The upshot of all the foregoing is that the appellant responded to a vacancy at Kenyoro. He sat for the interview thereat. Being successful he was employed and referred to the respondent in its administrative role over the said Kenyoro. It is this Kenyoro which ought to have been sued by the appellant. There is no suggestion that it was not a legal entity capable of suing or being sued. It bears no logic that the appellant would successfully make an application for employment to a particular body, attend its interview and then claim not to have been employed by such body. The issue of applying for employment to Kenyoro itself indicates clearly that it was Kenyoro that had advertised for the vacancy and was inviting candidates to apply and that is exactly what the appellant did. The address of the appellant was c/o Kenyoro Farmers Co-operative Society Limited suggesting that indeed Kenyoro was a legal entity.
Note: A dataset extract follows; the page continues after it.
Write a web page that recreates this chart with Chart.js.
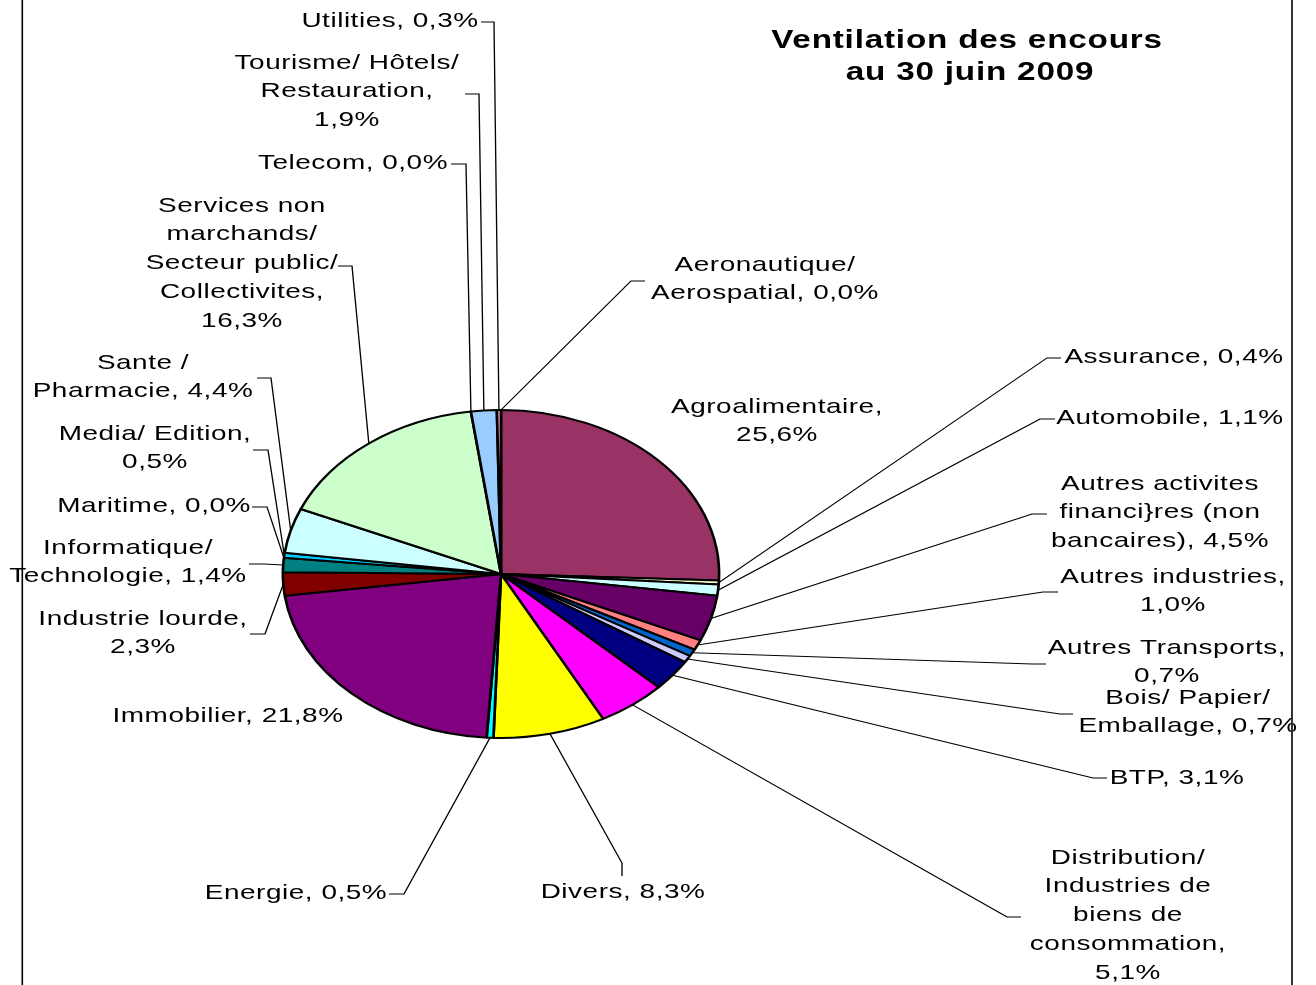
<!DOCTYPE html>
<html>
<head>
<meta charset="utf-8">
<script src="https://cdn.jsdelivr.net/npm/chart.js@4.4.1/dist/chart.umd.min.js"></script>
<style>
  html, body { margin: 0; padding: 0; background: #fff; overflow: hidden; }
  canvas { display: block; }
</style>
</head>
<body>
<canvas id="pieChart" width="1316" height="985"></canvas>
<script>
const categories = [
  'Aeronautique/ Aerospatial', 'Agroalimentaire', 'Assurance', 'Automobile',
  'Autres activites financi}res (non bancaires)', 'Autres industries', 'Autres Transports',
  'Bois/ Papier/ Emballage', 'BTP', 'Distribution/ Industries de biens de consommation',
  'Divers', 'Energie', 'Immobilier', 'Industrie lourde', 'Informatique/ Technologie',
  'Maritime', 'Media/ Edition', 'Sante / Pharmacie',
  'Services non marchands/ Secteur public/ Collectivites', 'Telecom',
  'Tourisme/ Hôtels/ Restauration', 'Utilities'
];
const shares = [0.0, 25.6, 0.4, 1.1, 4.5, 1.0, 0.7, 0.7, 3.1, 5.1, 8.3, 0.5, 21.8, 2.3, 1.4, 0.0, 0.5, 4.4, 16.3, 0.0, 1.9, 0.3];
const sliceColors = [
  '#9999FF', '#993366', '#FFFFCC', '#CCFFFF', '#660066', '#FF8080', '#0066CC',
  '#CCCCFF', '#000080', '#FF00FF', '#FFFF00', '#00FFFF', '#800080', '#800000',
  '#008080', '#0000FF', '#00CCFF', '#CCFFFF', '#CCFFCC', '#FFFF99', '#99CCFF', '#FF99CC'
];
// how each label is broken into lines; {v} is the value
const labelLines = [
  ['Aeronautique/', 'Aerospatial, {v}'],
  ['Agroalimentaire,', '{v}'],
  ['Assurance, {v}'],
  ['Automobile, {v}'],
  ['Autres activites', 'financi}res (non', 'bancaires), {v}'],
  ['Autres industries,', '{v}'],
  ['Autres Transports,', '{v}'],
  ['Bois/ Papier/', 'Emballage, {v}'],
  ['BTP, {v}'],
  ['Distribution/', 'Industries de', 'biens de', 'consommation,', '{v}'],
  ['Divers, {v}'],
  ['Energie, {v}'],
  ['Immobilier, {v}'],
  ['Industrie lourde,', '{v}'],
  ['Informatique/', 'Technologie, {v}'],
  ['Maritime, {v}'],
  ['Media/ Edition,', '{v}'],
  ['Sante /', 'Pharmacie, {v}'],
  ['Services non', 'marchands/', 'Secteur public/', 'Collectivites,', '{v}'],
  ['Telecom, {v}'],
  ['Tourisme/ Hôtels/', 'Restauration,', '{v}'],
  ['Utilities, {v}']
];

// label placement (picture pixels): text centre x, first line y
const labelX = [765, 777, 1174, 1170, 1160, 1173, 1167, 1188, 1177, 1128, 623, 296, 228, 143, 128, 154, 155, 143, 242, 353, 347, 390];
const labelY = [265, 407, 357, 418, 484, 577, 648, 698, 778, 858, 892, 893, 716, 619, 548, 506, 434, 363, 206, 163, 63, 21];
// leader lines: end near the text, then the bend
const leaderHook = [[645,281], null, [1061,358], [1055,419], [1047,514], [1058,592], [1046,664], [1073,714], [1107,778], [1021,917],
  [622,876], [389,894], null, [250,634], [249,564], [252,507], [253,450], [257,378], [338,266], [451,164], [465,94], [481,22]];
const leaderKnee = [[631,281], null, [1047,358], [1040,419], [1032,514], [1043,592], [1032,664], [1060,714], [1093,778], [1007,917],
  [622,863], [404,894], null, [265,634], [264,564], [267,507], [268,450], [271,378], [352,266], [466,164], [479,94], [494,22]];

const STRETCH = 1.33;   // the original picture is stretched sideways
const LINE_H = 28.7;
const PIE_X = 501 / STRETCH, PIE_Y = 574, PIE_R = 164;

function fmt(v) {
  return v.toFixed(1).replace('.', ',') + '%';
}

const stretchPlugin = {
  id: 'stretch',
  beforeDraw(chart) {
    chart.ctx.save();
    chart.ctx.scale(STRETCH, 1);
  },
  afterDraw(chart) {
    const ctx = chart.ctx;
    const arcs = chart.getDatasetMeta(0).data;

    // leader lines
    ctx.lineWidth = 1;
    ctx.strokeStyle = '#000';
    arcs.forEach((arc, i) => {
      if (!leaderHook[i]) return;
      const mid = (arc.startAngle + arc.endAngle) / 2;
      const ex = arc.x + arc.outerRadius * Math.cos(mid);
      const ey = arc.y + arc.outerRadius * Math.sin(mid);
      ctx.beginPath();
      ctx.moveTo(ex, ey);
      ctx.lineTo(leaderKnee[i][0] / STRETCH, leaderKnee[i][1]);
      ctx.lineTo(leaderHook[i][0] / STRETCH, leaderHook[i][1]);
      ctx.stroke();
    });

    // data labels
    ctx.fillStyle = '#000';
    ctx.textAlign = 'center';
    ctx.textBaseline = 'middle';
    ctx.font = '21px "Liberation Sans", Arial, sans-serif';
    ctx.letterSpacing = '0.4px';
    labelLines.forEach((lines, i) => {
      lines.forEach((ln, k) => {
        ctx.fillText(ln.replace('{v}', fmt(shares[i])), labelX[i] / STRETCH, labelY[i] + k * LINE_H);
      });
    });

    // title
    ctx.font = 'bold 25px "Liberation Sans", Arial, sans-serif';
    ctx.letterSpacing = '0.6px';
    ctx.fillText('Ventilation des encours', 967 / STRETCH, 41);
    ctx.fillText('au 30 juin 2009', 970 / STRETCH, 73);
    ctx.letterSpacing = '0px';
    ctx.restore();

    // frame edges
    ctx.fillStyle = '#000';
    ctx.fillRect(21.5, 0, 1.6, chart.height);
    ctx.fillStyle = '#333';
    ctx.fillRect(1291, 0, 2, chart.height);
  }
};

new Chart(document.getElementById('pieChart'), {
  type: 'pie',
  data: {
    labels: categories,
    datasets: [{
      data: shares,
      backgroundColor: sliceColors,
      borderColor: '#000',
      borderWidth: 2,
      radius: PIE_R
    }]
  },
  options: {
    responsive: false,
    maintainAspectRatio: false,
    animation: false,
    events: [],
    layout: {
      padding: {
        left: PIE_X - 200,
        right: 1316 - (PIE_X + 200),
        top: PIE_Y - 200,
        bottom: 985 - (PIE_Y + 200)
      }
    },
    plugins: {
      legend: { display: false },
      tooltip: { enabled: false },
      title: { display: false }
    }
  },
  plugins: [stretchPlugin]
});
</script>
</body>
</html>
If the respondent was interested in employing the appellant why would it have required an affiliate society to carry out interviews, application e.t.c. The appellant having applied, interviewed and finally dismissed by the Kenyoro cannot be said to have sued the respondent as the correct party. The respondent was wrongly sued therefore.
The appeal lacks merit. Accordingly it is dismissed with costs to the respondent.
Judgment dated, signed and delivered at Kisii this 31st March, 2011.